The Bills returned to practice on Thursday for the first time since Monday's game against the Cincinnati Bengals was suspended mid-game after Hamlin collapsed having suffered a cardiac arrest on the field.
Hamlin had to be resuscitated on the field and has been in intensive care in hospital in a critical condition since, but the Bills provided a medical update stating he was showing "remarkable improvement" on Thursday.
Hamlin's father Mario spoke to the Bills players and insisted that he and his son want them to play on Sunday.
"He didn't tell us, he demanded us," Allen told reporters. "You can't not honour his request to go out there and charge forward to the best of our abilities.
"Obviously, we'll be playing with less heavy hearts now, knowing that today's news was a lot of tears of joy. To know that's what he wants and that's what his dad wants, I think guys are excited to get out there."
Allen said "I do" when asked if he believed the Bills' players would be ready to take to the field on Sunday as scheduled.
"For every person it's going to be a little different. Putting that helmet back on today was really good for our team to go through that progress," Allen said.
"Some people are going to be changed forever after being on that field and feeling those emotions. The updates that we keep getting on Damar are lifting our spirits. Leaning on each other. We've had some open, honest and deep talks.
"We've had some unbelievable embraces as men, just hugging somebody, you need every bit of it. The fact we keep hearing good news about Damar keeps pushing us forward."
Allen conceded it would be difficult not to let the Hamlin situation enter his mind when they enter the field on Sunday, but insisted they had to shut it out.
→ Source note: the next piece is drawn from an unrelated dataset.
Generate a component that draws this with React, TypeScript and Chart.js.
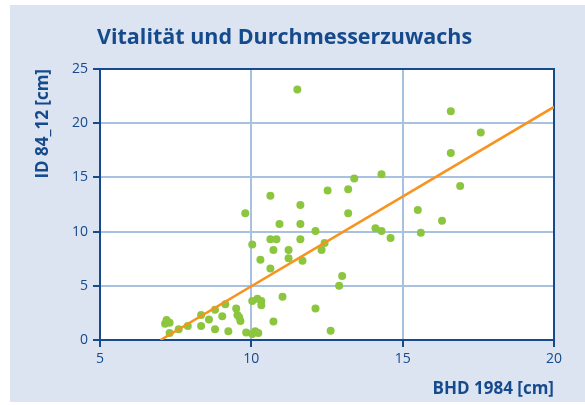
import React, { useEffect, useRef } from "react";
import { Chart, registerables } from "chart.js";

Chart.register(...registerables);

const chartTitle = "Vitalität und Durchmesserzuwachs";
const xAxisTitle = "BHD 1984 [cm]";
const yAxisTitle = "ID 84_12 [cm]";

// BHD 1984 [cm]
const bhdValues = [
  7.15, 7.2, 7.3, 7.3, 7.6, 7.9, 8.34, 8.34, 8.6, 8.8, 8.8, 9.04, 9.14, 9.24, 9.5, 9.54, 9.6, 9.64,
  9.83, 9.8, 10.03, 10.03, 10.03, 10.13, 10.23, 10.3, 10.2, 10.33, 10.33, 11.62, 13.2, 10.93, 11.62,
  12.12, 14.1, 14.3, 14.6, 10.63, 10.83, 11.62, 12.42, 12.32, 10.73, 11.23, 11.23, 11.69, 10.63,
  13.0, 12.9, 11.03, 12.12, 10.73, 12.62, 11.52, 10.63, 12.52, 13.2, 13.4, 14.3, 16.59, 17.58,
  16.59, 16.9, 15.5, 16.3, 15.6,
];
// ID 84_12 [cm]
const idValues = [
  1.5, 1.85, 1.6, 0.65, 1.0, 1.3, 2.3, 1.3, 1.9, 2.8, 1.0, 2.2, 3.3, 0.8, 2.9, 2.3, 2.1, 1.75,
  0.7, 11.7, 8.8, 3.6, 0.55, 0.8, 0.65, 7.4, 3.8, 3.6, 3.2, 12.45, 11.7, 10.7, 10.7,
  10.05, 10.3, 10.05, 9.4, 9.3, 9.3, 9.3, 8.95, 8.3, 8.3, 8.3, 7.55, 7.3, 6.6,
  5.9, 5.0, 4.0, 2.9, 1.7, 0.85, 23.1, 13.3, 13.8, 13.9, 14.9, 15.3, 21.1, 19.15,
  17.25, 14.2, 12.0, 11.0, 9.9,
];
// regression line end points
const trendX = [7.0, 20];
const trendY = [0, 21.5];

const xTicks = [5, 10, 15, 20];
const yTicks = [0, 5, 10, 15, 20, 25];

const DARK = "#154a8c";
const GRID = "#a9c1e1";
const PANEL = "#dce3f1";
const GREEN = "#8cc63f";
const ORANGE = "#f7931e";
const FONT = "'Open Sans', 'Noto Sans', sans-serif";

const backgroundPlugin = {
  id: "panelBg",
  beforeDraw(chart: any) {
    const { ctx, chartArea } = chart;
    ctx.save();
    ctx.fillStyle = PANEL;
    ctx.fillRect(10, 5, 575, 397);
    ctx.fillStyle = "#ffffff";
    ctx.fillRect(chartArea.left, chartArea.top, chartArea.right - chartArea.left, chartArea.bottom - chartArea.top);
    ctx.fillStyle = DARK;
    ctx.font = `bold 21.5px ${FONT}`;
    ctx.textBaseline = "middle";
    ctx.textAlign = "left";
    ctx.fillText(chartTitle, 97, 38);
    ctx.restore();
  },
  beforeDatasetsDraw(chart: any) {
    const { ctx, chartArea } = chart;
    ctx.save();
    ctx.strokeStyle = DARK;
    ctx.lineWidth = 2;
    ctx.beginPath();
    ctx.moveTo(chartArea.left, chartArea.top);
    ctx.lineTo(chartArea.right, chartArea.top);
    ctx.lineTo(chartArea.right, chartArea.bottom);
    ctx.stroke();
    ctx.restore();
  },
};

export default function App() {
  const ref = useRef<HTMLCanvasElement | null>(null);
  useEffect(() => {
    if (!ref.current) return;
    const points = bhdValues.map((x, i) => ({ x, y: idValues[i] }));
    const line = trendX.map((x, i) => ({ x, y: trendY[i] }));
    const chart = new Chart(ref.current, {
      type: "scatter",
      data: {
        datasets: [
          {
            type: "line",
            data: line,
            borderColor: ORANGE,
            borderWidth: 2.5,
            pointRadius: 0,
            fill: false,
            order: 1,
          } as any,
          {
            data: points,
            backgroundColor: GREEN,
            borderColor: GREEN,
            borderWidth: 0,
            pointRadius: 4,
            order: 2,
          },
        ],
      },
      options: {
        animation: false,
        responsive: false,
        layout: { padding: { top: 69, right: 31, left: 0, bottom: 0 } },
        plugins: {
          legend: { display: false },
          tooltip: { enabled: false },
          title: { display: false },
        },
        scales: {
          x: {
            type: "linear",
            min: 5,
            max: 20,
            afterBuildTicks: (s: any) => {
              s.ticks = xTicks.map((v) => ({ value: v }));
            },
            afterFit: (s: any) => {
              s.height = 65;
            },
            ticks: { color: DARK, font: { family: FONT, size: 14 }, padding: 4 },
            grid: { color: GRID, lineWidth: 2, tickColor: DARK, tickLength: 7, tickWidth: 2 },
            border: { display: true, color: DARK, width: 2 },
            title: {
              display: true,
              text: xAxisTitle,
              align: "end",
              color: DARK,
              font: { family: FONT, size: 17, weight: "bold" },
              padding: { top: 0, bottom: 6 },
            },
          },
          y: {
            type: "linear",
            min: 0,
            max: 25,
            afterBuildTicks: (s: any) => {
              s.ticks = yTicks.map((v) => ({ value: v }));
            },
            afterFit: (s: any) => {
              s.width = 100;
            },
            ticks: { color: DARK, font: { family: FONT, size: 14 }, padding: 5 },
            grid: { color: GRID, lineWidth: 2, tickColor: DARK, tickLength: 7, tickWidth: 2 },
            border: { display: true, color: DARK, width: 2 },
            title: {
              display: true,
              text: yAxisTitle,
              align: "end",
              color: DARK,
              font: { family: FONT, size: 17, weight: "bold" },
              padding: { top: 33, bottom: 0 },
            },
          },
        },
      },
      plugins: [backgroundPlugin],
    });
    return () => chart.destroy();
  }, []);
  return (
    <div style={{ position: "absolute", left: 0, top: 0, width: 585, height: 405 }}>
      <canvas ref={ref} width={585} height={405} style={{ display: "block" }} />
    </div>
  );
}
"It's hard not to let it creep into your mind," he said. "We've been reassured this is the freakiest of freak accidents.
"The mental aspect of it, going out on that field, if you have that thought, that's putting yourself at risk even more.
"Coach [Sean McDermott] has done a great job making sure guys understand that and that mentally you need to be bought into.
"As humans, it's hard not to feel that way, but just to know the track record of the league. Obviously, there's injuries, that's part of sport and this is the worst possible case you can think of."